Constraining the nuclear equation of state with GW170817

We use gravitational-wave observations of the binary neutron star merger GW170817 to explore the equation of state of matter at super-nuclear densities. We perform Bayesian parameter estimation with the source location and distance informed by electromagnetic observations. We also assume that the two stars have the same equation of state; we demonstrate that for stars with masses comparable to the component masses of GW170817, this is effectively implemented by assuming that the star's dimensionless tidal deformabilities are determined by the binary's mass ratio $q$ by $\Lambda_1/\Lambda_2 = q^6$. We investigate different choices of prior on the component masses of the neutron stars.
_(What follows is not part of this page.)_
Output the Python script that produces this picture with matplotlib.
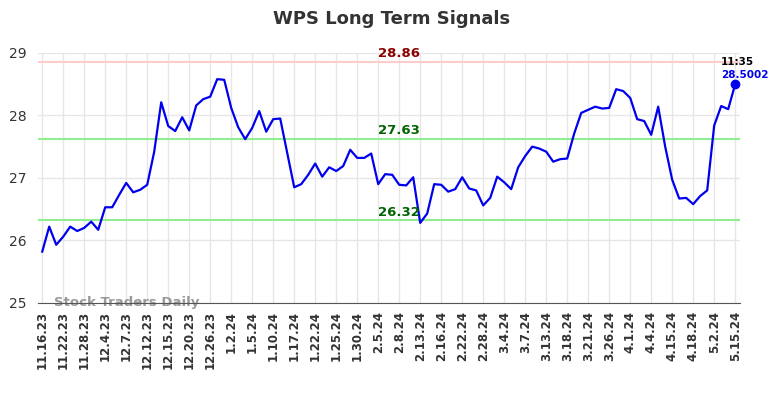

We find that the tidal deformability and 90$\%$ credible interval is $\tilde{\Lambda}=310^{+679}_{-234}$ for a uniform component mass prior, $\tilde{\Lambda}=354^{+691}_{-245}$ for a component mass prior informed by radio observations of Galactic double neutron stars, and $\tilde{\Lambda}=334^{+669}_{-241}$ for a component mass prior informed by radio pulsars. We find a robust measurement of the common radius of the neutron stars across all mass priors of $8.7 \le \hat{R} \le 14.1$ km, with a mean value of $\langle \hat{R} \rangle = 11.5$ km. Our results are the first determination of tidal deformability with a physical constraint on the star's equation of state and place the first lower bounds on the deformability and radii of neutron stars using gravitational waves.